== TASK INPUTS ==

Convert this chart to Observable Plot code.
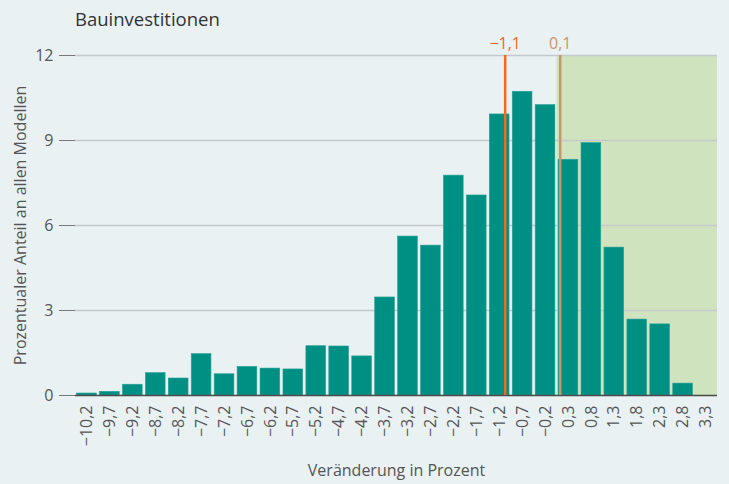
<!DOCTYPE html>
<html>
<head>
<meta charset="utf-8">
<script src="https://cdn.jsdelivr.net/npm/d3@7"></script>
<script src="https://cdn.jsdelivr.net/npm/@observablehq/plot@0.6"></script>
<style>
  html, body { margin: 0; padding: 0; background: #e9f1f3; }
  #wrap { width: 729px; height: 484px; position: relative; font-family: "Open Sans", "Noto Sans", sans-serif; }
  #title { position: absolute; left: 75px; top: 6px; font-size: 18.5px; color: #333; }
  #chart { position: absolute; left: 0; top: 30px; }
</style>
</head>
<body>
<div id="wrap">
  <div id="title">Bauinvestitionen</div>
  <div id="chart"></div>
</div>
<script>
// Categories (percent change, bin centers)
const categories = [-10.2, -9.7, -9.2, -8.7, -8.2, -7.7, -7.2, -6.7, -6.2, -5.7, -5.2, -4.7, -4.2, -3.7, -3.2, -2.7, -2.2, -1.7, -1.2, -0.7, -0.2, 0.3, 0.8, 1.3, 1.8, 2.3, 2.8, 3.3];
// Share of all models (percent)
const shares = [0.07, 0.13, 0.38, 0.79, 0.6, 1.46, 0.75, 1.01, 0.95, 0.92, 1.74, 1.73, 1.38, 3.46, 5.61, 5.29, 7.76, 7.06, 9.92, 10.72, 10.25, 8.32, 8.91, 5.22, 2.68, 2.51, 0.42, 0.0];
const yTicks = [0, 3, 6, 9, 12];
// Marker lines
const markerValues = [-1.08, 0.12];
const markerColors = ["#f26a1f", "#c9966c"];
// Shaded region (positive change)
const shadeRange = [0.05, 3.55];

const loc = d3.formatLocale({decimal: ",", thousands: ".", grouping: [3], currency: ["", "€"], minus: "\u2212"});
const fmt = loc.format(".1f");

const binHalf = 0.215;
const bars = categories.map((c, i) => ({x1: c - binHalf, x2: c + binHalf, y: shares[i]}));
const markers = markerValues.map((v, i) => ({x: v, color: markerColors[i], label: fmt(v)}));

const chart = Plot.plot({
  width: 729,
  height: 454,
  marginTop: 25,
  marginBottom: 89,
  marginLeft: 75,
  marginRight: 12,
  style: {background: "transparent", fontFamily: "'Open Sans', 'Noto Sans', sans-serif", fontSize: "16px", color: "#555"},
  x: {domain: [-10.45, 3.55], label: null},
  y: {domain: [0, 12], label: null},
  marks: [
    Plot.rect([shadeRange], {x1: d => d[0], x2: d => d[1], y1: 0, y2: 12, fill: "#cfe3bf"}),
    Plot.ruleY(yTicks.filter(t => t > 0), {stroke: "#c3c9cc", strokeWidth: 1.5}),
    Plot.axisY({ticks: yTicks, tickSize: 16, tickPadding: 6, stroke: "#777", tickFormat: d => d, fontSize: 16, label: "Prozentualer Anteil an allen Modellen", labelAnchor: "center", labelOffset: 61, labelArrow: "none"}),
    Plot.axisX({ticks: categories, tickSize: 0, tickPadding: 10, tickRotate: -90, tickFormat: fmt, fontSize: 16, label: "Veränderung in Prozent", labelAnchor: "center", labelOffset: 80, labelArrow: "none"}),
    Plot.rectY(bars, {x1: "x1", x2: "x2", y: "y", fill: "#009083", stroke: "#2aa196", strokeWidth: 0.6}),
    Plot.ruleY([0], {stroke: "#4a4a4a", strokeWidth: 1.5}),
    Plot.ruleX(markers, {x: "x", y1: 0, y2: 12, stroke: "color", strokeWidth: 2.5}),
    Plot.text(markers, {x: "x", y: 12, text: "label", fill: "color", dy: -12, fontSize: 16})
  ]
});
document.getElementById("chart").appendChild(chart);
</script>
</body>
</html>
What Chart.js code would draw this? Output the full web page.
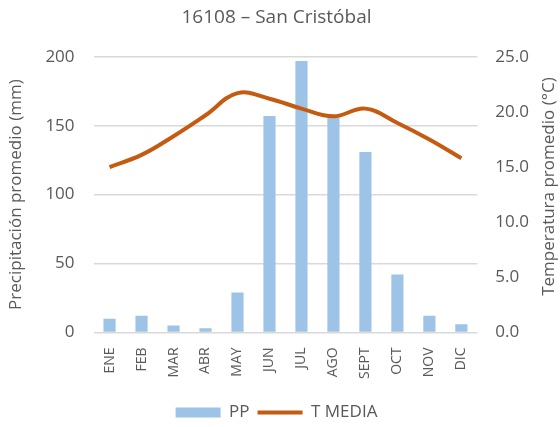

===
== TASK INPUTS ==

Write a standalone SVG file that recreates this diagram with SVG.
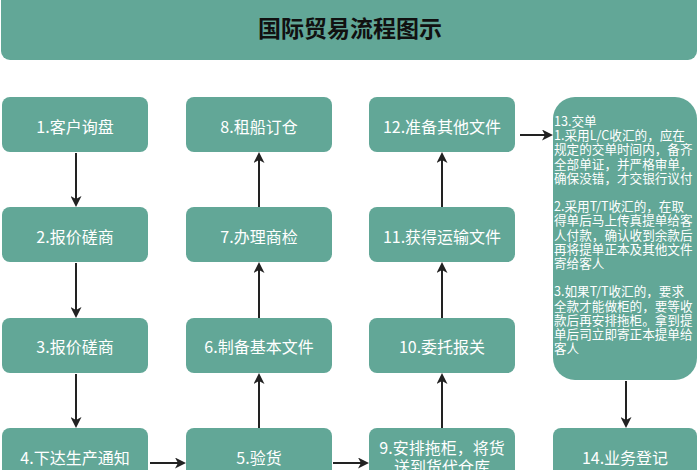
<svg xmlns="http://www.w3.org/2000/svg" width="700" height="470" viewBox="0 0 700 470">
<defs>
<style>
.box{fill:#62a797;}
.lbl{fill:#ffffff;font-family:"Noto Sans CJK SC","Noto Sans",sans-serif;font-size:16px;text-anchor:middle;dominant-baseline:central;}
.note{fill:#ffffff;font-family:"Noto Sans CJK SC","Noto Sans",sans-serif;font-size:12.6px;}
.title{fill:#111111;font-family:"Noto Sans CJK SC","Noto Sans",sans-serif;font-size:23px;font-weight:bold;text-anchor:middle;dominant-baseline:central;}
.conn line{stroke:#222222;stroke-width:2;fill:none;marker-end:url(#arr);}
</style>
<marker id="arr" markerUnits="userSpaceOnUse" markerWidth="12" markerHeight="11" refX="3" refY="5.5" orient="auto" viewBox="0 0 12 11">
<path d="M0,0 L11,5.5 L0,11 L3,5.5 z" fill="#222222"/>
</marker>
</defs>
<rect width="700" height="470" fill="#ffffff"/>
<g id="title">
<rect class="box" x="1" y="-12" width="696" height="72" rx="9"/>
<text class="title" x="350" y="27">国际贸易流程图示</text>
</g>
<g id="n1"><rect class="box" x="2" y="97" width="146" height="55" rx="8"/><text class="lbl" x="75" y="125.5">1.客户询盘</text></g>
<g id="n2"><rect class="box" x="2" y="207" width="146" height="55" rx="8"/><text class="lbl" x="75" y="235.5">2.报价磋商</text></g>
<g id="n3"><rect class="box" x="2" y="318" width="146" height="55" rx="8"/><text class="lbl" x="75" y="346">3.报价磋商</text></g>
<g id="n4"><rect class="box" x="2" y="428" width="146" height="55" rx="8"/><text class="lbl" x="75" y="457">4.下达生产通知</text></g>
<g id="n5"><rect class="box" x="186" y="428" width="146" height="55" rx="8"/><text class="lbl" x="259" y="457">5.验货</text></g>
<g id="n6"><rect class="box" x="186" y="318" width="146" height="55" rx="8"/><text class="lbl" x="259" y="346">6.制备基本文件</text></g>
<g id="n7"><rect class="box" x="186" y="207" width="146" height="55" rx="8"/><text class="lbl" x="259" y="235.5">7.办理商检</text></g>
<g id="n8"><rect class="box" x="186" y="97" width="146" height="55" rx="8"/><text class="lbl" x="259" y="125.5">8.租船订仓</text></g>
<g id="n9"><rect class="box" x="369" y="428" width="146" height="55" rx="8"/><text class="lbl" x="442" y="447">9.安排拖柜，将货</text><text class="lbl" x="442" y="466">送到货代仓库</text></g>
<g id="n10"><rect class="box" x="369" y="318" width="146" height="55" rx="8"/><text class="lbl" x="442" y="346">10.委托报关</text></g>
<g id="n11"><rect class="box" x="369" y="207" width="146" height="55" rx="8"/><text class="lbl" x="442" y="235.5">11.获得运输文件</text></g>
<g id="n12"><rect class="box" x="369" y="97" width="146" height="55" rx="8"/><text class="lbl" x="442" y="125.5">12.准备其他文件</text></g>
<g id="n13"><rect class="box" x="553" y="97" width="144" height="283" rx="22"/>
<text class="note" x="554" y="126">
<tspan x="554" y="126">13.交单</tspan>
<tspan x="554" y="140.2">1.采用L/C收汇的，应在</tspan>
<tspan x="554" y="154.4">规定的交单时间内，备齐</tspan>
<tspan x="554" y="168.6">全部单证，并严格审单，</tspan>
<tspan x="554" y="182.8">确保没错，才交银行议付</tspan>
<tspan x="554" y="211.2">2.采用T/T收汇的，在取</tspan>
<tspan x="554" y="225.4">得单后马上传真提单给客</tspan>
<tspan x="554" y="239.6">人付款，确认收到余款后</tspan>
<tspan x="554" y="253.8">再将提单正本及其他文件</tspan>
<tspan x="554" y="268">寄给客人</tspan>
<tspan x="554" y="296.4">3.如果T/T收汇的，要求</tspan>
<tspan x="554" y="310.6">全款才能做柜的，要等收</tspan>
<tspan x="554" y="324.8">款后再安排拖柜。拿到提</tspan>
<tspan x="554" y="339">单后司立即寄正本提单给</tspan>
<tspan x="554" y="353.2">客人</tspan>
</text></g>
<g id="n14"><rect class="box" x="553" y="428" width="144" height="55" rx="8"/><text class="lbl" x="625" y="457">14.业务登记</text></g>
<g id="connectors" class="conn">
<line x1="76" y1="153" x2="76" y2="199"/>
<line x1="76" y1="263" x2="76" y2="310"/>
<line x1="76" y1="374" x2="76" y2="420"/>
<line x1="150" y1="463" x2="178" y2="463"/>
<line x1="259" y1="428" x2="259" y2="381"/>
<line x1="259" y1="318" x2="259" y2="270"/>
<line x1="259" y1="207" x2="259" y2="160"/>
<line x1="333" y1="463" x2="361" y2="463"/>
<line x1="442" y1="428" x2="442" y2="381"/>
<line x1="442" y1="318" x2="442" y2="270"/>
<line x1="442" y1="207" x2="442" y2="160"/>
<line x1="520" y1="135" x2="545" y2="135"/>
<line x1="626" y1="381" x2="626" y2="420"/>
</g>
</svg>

===
== TASK INPUTS ==

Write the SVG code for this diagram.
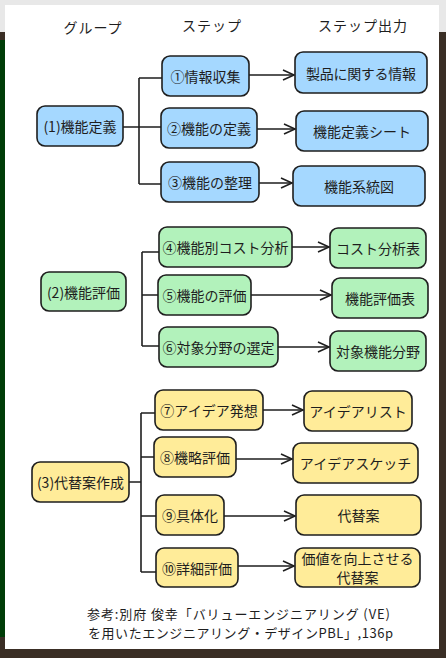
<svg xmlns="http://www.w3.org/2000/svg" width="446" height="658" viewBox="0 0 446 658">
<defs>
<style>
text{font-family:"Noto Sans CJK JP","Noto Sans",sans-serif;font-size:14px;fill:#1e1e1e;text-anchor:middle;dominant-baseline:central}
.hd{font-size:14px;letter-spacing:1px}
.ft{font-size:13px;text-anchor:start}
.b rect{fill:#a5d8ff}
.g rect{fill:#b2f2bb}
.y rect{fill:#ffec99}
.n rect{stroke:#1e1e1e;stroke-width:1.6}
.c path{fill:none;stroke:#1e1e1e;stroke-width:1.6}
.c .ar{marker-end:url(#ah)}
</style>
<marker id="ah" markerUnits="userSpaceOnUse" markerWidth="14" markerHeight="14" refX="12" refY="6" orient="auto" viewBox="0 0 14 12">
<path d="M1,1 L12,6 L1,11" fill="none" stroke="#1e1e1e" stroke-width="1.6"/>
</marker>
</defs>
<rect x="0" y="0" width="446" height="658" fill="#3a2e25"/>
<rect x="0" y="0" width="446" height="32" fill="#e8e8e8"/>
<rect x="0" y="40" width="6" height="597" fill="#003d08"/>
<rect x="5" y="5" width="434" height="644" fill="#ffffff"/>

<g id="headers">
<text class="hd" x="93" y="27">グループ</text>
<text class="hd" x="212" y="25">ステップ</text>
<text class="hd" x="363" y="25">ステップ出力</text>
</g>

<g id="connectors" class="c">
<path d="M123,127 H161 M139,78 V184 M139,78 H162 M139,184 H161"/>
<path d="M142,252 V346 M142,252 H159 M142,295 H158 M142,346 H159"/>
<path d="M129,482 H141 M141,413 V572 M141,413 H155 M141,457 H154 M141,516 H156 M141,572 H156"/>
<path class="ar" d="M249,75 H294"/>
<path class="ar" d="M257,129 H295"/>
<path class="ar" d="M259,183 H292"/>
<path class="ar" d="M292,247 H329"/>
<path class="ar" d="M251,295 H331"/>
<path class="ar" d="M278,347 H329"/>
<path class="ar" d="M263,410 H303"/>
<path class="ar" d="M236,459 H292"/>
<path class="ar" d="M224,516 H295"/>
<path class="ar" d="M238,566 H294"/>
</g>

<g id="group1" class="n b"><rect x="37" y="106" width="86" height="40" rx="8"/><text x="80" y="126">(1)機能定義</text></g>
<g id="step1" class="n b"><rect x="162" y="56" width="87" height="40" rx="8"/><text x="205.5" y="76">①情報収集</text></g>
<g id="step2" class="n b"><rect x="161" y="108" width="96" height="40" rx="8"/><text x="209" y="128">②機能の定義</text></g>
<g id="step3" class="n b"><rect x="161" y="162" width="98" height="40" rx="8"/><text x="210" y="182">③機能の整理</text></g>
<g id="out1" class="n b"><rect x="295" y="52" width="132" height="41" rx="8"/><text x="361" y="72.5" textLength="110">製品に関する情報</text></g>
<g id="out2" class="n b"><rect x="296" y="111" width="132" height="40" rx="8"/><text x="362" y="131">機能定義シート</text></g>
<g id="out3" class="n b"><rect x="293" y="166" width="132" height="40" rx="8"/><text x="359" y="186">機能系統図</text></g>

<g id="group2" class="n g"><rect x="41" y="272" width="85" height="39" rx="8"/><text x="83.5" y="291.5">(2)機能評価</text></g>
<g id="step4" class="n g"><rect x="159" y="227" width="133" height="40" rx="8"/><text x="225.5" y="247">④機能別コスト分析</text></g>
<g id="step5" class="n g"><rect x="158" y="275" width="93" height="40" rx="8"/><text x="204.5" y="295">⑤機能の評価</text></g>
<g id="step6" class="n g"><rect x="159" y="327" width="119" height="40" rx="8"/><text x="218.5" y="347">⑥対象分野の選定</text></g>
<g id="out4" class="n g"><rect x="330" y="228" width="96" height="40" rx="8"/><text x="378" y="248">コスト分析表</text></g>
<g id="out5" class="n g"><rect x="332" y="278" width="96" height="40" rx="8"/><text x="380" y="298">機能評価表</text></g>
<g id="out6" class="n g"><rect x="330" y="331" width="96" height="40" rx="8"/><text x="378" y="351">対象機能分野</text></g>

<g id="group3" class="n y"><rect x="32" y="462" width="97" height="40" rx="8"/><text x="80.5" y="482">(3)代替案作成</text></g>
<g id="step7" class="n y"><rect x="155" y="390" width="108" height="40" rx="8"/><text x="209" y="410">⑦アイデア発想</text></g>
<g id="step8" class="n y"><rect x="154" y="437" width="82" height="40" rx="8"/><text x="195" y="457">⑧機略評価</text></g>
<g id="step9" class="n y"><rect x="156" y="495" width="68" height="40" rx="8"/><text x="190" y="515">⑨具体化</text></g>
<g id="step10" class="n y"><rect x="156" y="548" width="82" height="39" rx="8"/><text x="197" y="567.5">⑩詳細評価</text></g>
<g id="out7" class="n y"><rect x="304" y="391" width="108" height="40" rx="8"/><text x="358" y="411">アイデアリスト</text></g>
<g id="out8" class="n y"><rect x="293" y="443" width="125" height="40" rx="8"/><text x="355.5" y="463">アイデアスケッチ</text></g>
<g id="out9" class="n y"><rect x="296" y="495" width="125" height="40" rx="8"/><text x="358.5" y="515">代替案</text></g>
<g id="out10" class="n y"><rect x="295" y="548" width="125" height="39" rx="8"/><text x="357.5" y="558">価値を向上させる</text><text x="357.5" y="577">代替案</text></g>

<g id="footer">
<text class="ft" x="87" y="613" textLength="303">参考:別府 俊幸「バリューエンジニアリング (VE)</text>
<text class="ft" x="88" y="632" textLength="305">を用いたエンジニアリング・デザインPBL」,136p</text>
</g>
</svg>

===

▸ PROBLEM:
Give the count of lines in the records that contain "this", and no other text.

▸ TASK ANSWER:
4